____ DATASET ENTRIES

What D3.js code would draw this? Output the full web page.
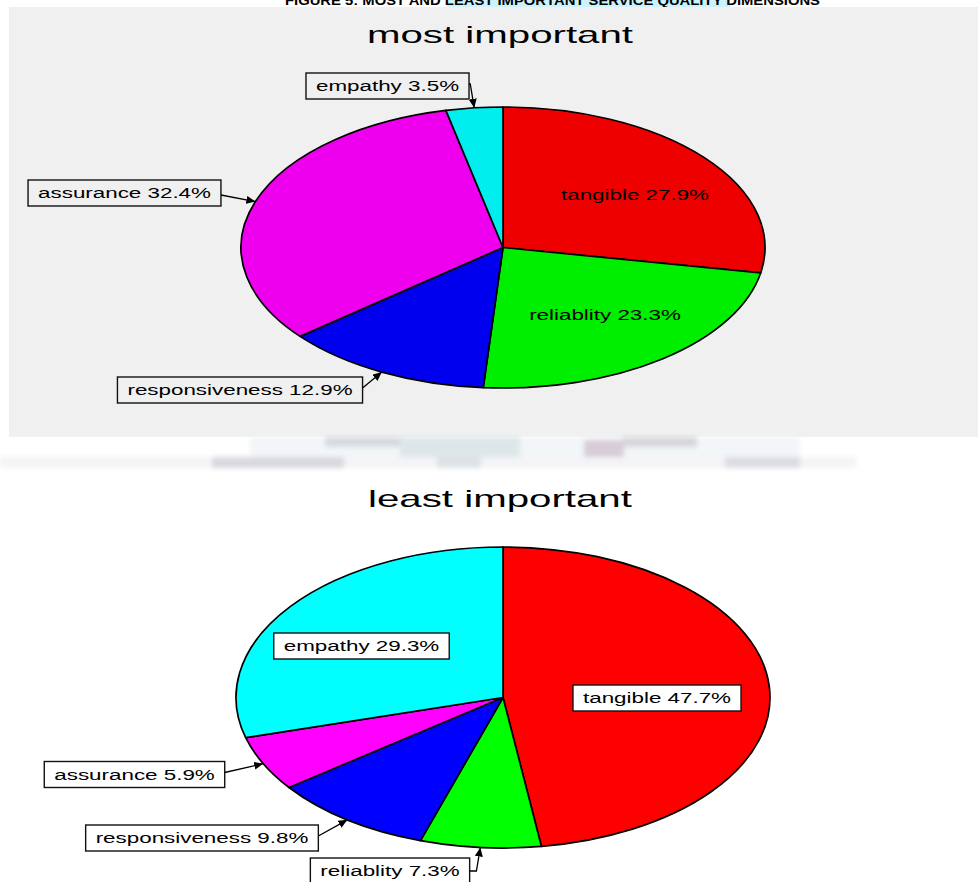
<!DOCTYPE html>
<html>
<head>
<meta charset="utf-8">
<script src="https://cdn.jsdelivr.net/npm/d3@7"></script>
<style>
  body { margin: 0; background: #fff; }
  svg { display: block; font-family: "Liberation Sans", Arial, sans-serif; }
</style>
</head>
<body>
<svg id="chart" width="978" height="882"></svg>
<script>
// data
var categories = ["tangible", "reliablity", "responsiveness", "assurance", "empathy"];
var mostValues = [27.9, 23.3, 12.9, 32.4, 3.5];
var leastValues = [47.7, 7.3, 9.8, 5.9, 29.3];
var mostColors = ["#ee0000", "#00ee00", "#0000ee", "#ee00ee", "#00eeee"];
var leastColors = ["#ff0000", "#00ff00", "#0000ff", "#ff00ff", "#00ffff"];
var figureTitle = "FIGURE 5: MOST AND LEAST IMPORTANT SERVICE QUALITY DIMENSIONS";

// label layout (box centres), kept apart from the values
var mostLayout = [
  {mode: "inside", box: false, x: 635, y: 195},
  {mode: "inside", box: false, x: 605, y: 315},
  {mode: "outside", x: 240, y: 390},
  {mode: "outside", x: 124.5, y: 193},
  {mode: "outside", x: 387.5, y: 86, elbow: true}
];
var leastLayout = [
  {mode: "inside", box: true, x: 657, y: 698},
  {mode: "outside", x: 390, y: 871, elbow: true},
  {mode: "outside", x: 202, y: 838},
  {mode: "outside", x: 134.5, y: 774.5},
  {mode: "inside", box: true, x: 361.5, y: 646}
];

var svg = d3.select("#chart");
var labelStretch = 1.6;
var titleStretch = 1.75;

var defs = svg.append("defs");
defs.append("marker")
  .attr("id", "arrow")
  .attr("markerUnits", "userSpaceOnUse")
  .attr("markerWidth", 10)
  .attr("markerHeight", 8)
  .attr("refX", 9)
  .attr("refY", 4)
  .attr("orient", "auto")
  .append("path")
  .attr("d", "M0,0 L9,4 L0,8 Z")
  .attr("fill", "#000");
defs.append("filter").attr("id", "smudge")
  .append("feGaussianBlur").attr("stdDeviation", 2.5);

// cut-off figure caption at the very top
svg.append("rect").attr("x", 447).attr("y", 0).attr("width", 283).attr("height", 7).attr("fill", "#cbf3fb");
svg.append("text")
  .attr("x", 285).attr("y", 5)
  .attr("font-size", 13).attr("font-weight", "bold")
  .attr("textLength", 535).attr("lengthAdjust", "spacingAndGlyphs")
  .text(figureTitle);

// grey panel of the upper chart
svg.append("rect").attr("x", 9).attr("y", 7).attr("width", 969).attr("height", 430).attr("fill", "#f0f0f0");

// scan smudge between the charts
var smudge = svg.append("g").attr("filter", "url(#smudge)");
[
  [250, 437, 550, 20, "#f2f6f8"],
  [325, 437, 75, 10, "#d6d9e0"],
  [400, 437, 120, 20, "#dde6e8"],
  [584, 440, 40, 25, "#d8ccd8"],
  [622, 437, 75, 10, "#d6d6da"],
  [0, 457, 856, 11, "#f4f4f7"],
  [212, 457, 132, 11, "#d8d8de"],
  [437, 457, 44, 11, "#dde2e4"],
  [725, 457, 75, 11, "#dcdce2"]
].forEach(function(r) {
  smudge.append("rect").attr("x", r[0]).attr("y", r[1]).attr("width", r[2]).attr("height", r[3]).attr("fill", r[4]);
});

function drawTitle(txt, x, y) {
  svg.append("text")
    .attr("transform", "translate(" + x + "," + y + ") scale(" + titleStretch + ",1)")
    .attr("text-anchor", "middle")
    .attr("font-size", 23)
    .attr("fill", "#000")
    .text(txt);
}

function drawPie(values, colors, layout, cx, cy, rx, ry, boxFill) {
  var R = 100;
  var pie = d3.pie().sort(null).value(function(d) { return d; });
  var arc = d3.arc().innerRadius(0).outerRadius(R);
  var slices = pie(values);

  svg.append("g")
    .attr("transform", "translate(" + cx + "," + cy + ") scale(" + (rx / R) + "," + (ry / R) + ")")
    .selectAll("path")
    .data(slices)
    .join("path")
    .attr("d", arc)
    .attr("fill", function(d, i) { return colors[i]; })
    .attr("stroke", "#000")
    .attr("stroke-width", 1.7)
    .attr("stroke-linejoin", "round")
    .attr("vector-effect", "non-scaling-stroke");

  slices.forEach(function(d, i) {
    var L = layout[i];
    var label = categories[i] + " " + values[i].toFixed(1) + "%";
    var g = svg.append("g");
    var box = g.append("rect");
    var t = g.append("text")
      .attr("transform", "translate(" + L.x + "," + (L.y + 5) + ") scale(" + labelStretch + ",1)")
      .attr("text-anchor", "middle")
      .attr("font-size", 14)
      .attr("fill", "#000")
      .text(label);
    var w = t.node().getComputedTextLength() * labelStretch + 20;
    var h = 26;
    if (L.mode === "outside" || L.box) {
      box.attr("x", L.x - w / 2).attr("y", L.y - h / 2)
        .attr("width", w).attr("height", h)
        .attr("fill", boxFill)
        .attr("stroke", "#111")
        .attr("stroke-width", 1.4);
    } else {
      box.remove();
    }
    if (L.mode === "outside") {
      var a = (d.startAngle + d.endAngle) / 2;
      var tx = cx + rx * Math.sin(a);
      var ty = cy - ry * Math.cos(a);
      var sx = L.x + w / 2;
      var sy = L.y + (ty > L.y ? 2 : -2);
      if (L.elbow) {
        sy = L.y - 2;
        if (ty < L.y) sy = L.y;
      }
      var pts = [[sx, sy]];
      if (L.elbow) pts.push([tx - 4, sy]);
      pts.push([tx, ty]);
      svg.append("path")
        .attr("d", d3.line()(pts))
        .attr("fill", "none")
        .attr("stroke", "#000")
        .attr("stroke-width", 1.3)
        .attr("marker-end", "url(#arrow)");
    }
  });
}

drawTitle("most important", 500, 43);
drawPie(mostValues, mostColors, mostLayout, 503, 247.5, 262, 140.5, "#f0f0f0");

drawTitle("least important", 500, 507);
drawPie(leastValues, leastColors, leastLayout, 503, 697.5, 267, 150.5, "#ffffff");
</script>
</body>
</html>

________
____ DATASET ENTRIES

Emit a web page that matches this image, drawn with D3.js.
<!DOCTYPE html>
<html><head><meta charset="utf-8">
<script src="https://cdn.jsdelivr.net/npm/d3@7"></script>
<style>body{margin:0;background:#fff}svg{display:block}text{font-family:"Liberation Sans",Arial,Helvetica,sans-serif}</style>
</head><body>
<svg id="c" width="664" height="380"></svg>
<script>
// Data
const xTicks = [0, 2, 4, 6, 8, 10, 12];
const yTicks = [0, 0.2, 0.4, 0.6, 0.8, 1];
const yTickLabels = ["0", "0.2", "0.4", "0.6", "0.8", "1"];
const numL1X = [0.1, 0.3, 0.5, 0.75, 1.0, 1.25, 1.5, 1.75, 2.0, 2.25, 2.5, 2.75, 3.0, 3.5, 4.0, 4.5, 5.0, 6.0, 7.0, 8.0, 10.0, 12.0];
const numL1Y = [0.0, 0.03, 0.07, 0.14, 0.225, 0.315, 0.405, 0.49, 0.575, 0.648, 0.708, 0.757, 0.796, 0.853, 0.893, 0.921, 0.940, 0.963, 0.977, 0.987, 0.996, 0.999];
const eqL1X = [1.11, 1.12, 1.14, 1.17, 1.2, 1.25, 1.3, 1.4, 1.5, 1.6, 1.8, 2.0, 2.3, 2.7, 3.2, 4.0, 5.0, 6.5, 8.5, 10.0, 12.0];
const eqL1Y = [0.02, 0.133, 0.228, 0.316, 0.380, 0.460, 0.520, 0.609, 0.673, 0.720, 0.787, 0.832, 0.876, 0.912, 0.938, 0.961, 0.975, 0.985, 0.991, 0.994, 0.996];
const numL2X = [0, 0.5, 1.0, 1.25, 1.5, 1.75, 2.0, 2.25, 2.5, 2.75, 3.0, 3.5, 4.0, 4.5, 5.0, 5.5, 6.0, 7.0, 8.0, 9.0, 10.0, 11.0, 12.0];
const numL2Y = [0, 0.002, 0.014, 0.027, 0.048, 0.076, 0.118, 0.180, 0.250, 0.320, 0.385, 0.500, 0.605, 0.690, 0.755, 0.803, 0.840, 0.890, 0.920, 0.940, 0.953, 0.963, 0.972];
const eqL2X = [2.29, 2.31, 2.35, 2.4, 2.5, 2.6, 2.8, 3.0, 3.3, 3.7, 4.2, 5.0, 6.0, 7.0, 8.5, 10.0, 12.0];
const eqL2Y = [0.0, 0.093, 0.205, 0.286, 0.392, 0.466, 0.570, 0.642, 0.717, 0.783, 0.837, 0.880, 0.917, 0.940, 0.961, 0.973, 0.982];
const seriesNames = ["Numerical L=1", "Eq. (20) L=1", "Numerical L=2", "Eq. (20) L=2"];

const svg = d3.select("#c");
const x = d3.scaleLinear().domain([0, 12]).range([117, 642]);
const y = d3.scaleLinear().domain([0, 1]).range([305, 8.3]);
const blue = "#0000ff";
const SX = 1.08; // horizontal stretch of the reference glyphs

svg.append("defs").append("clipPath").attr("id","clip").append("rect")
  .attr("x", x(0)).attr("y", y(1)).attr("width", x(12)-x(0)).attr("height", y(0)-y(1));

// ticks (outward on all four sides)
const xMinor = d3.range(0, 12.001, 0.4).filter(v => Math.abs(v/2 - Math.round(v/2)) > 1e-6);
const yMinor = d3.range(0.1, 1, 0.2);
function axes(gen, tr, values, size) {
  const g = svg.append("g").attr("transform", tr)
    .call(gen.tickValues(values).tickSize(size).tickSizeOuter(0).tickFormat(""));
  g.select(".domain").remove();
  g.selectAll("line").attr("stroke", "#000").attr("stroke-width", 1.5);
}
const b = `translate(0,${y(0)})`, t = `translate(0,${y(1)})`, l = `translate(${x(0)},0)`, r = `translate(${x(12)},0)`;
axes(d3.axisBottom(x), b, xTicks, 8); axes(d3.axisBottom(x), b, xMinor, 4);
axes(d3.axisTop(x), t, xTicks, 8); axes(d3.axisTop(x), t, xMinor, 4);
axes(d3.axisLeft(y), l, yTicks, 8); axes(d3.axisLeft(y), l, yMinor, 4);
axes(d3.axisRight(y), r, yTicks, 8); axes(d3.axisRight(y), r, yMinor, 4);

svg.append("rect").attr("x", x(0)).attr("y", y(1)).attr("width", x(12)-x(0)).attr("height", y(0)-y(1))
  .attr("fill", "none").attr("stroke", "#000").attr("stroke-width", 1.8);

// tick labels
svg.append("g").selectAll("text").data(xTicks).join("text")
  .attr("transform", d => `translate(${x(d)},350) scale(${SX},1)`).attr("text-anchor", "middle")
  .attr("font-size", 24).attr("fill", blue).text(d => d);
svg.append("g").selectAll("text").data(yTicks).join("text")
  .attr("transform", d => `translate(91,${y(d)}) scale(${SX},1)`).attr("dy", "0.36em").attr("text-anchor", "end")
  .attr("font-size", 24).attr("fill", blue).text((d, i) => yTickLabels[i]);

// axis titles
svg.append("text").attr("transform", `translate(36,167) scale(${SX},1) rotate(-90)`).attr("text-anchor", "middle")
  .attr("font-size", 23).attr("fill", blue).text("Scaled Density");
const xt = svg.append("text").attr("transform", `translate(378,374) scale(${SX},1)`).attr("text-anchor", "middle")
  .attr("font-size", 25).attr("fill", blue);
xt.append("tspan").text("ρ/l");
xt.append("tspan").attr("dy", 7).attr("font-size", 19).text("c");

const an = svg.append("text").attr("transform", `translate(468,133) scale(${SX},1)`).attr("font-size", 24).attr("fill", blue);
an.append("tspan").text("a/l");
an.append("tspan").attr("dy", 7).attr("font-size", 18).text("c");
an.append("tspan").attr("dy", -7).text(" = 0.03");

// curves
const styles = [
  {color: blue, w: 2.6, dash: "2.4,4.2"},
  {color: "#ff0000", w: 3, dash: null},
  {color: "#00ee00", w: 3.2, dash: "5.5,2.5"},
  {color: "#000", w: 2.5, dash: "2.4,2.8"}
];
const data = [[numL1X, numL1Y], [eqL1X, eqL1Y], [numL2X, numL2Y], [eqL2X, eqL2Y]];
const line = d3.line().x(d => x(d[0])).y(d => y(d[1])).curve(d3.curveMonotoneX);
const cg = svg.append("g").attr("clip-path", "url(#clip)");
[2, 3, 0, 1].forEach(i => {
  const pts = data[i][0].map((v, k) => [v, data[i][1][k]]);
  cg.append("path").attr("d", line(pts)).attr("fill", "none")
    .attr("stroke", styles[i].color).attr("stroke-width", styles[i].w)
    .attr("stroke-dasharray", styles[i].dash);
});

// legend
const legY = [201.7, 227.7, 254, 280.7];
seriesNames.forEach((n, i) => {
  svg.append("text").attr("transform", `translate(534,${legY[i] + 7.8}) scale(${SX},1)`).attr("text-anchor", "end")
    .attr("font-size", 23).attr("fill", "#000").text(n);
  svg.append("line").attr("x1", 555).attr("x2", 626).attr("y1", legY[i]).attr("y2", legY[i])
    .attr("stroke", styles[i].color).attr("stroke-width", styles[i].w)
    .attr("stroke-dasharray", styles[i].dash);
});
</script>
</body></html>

________
____ DATASET ENTRIES

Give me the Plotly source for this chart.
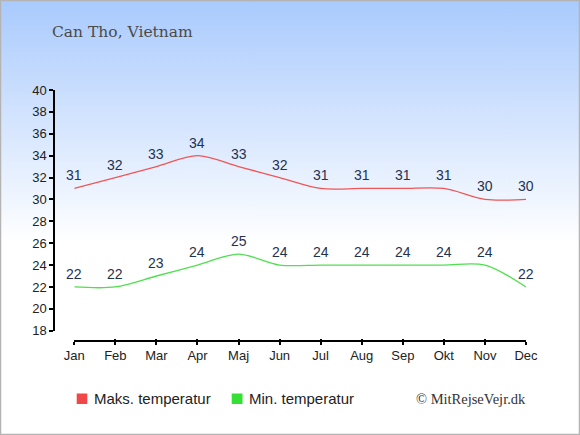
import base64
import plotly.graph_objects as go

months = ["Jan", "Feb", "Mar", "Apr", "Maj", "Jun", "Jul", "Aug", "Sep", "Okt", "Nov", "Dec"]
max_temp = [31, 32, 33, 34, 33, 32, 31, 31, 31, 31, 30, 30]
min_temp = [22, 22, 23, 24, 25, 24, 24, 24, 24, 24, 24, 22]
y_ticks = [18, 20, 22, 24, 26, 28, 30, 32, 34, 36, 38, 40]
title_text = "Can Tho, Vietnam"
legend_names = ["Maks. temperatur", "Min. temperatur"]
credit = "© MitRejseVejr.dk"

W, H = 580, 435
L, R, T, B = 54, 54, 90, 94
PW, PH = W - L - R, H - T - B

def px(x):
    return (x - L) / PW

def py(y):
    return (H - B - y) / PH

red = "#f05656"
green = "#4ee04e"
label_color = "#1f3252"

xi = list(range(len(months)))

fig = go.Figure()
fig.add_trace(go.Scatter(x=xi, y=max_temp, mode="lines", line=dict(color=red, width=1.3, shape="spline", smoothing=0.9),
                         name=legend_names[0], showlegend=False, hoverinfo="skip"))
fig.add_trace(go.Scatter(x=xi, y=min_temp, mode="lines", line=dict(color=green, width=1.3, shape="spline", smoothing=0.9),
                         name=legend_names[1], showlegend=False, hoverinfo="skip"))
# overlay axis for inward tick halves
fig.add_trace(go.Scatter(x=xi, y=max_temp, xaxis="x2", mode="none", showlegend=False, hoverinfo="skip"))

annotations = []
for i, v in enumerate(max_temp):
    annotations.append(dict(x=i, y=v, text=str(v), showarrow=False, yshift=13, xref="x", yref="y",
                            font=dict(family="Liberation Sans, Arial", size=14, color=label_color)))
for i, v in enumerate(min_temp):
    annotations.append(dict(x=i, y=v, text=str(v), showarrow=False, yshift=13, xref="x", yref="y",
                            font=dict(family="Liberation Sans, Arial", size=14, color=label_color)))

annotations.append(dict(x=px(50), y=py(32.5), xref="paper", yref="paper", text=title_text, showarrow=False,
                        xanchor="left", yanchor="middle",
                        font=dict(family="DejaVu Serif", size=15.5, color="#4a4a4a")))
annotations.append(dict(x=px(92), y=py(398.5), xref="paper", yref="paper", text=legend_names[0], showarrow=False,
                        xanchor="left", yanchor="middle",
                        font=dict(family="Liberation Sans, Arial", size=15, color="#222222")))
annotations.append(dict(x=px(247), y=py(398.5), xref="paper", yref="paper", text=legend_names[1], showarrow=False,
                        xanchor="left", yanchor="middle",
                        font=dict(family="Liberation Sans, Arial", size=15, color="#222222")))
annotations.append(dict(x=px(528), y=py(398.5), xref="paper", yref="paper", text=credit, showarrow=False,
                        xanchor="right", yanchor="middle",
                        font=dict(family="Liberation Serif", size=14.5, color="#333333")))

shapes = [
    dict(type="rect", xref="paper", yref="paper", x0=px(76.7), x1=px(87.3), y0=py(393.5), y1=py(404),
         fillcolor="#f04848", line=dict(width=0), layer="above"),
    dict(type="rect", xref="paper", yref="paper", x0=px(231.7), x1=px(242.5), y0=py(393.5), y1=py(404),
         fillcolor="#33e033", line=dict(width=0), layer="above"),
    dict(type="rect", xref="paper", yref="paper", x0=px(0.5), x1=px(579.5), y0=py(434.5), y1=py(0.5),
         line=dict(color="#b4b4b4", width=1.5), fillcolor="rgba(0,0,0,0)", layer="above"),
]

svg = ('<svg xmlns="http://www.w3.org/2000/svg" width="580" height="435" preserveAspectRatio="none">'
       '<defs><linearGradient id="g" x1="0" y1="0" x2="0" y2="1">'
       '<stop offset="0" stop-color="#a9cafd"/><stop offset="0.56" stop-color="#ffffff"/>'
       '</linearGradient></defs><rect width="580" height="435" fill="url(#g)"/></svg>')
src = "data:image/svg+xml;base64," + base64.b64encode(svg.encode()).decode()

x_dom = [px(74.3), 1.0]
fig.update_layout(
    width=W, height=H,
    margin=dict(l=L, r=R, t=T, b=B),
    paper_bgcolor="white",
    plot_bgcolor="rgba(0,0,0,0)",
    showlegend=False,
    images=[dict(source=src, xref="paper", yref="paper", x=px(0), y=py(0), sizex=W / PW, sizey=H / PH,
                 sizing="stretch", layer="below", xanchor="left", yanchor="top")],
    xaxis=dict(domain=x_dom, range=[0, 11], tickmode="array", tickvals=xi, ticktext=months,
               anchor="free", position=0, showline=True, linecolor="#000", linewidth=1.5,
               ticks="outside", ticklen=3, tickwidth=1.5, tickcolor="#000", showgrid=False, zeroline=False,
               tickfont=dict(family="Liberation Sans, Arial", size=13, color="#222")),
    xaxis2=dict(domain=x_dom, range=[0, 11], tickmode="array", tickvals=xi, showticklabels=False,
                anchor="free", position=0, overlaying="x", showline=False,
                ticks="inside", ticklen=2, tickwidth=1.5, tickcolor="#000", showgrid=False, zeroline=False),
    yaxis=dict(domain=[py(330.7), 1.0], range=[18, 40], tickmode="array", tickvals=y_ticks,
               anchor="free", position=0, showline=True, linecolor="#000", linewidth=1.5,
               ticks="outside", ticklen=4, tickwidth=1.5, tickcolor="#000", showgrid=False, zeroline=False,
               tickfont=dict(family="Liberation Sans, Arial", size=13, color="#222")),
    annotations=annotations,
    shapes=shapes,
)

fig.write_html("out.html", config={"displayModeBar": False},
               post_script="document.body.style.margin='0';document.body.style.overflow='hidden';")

________

■ YOUR TASK: Every line from the one containing "What D3.js code" through the one containing "5: MOST AND" should be quoted exactly, and no other lines; keep pictures out of the copy.

■ REPLY:
What D3.js code would draw this? Output the full web page.
<!DOCTYPE html>
<html>
<head>
<meta charset="utf-8">
<script src="https://cdn.jsdelivr.net/npm/d3@7"></script>
<style>
  body { margin: 0; background: #fff; }
  svg { display: block; font-family: "Liberation Sans", Arial, sans-serif; }
</style>
</head>
<body>
<svg id="chart" width="978" height="882"></svg>
<script>
// data
var categories = ["tangible", "reliablity", "responsiveness", "assurance", "empathy"];
var mostValues = [27.9, 23.3, 12.9, 32.4, 3.5];
var leastValues = [47.7, 7.3, 9.8, 5.9, 29.3];
var mostColors = ["#ee0000", "#00ee00", "#0000ee", "#ee00ee", "#00eeee"];
var leastColors = ["#ff0000", "#00ff00", "#0000ff", "#ff00ff", "#00ffff"];
var figureTitle = "FIGURE 5: MOST AND LEAST IMPORTANT SERVICE QUALITY DIMENSIONS";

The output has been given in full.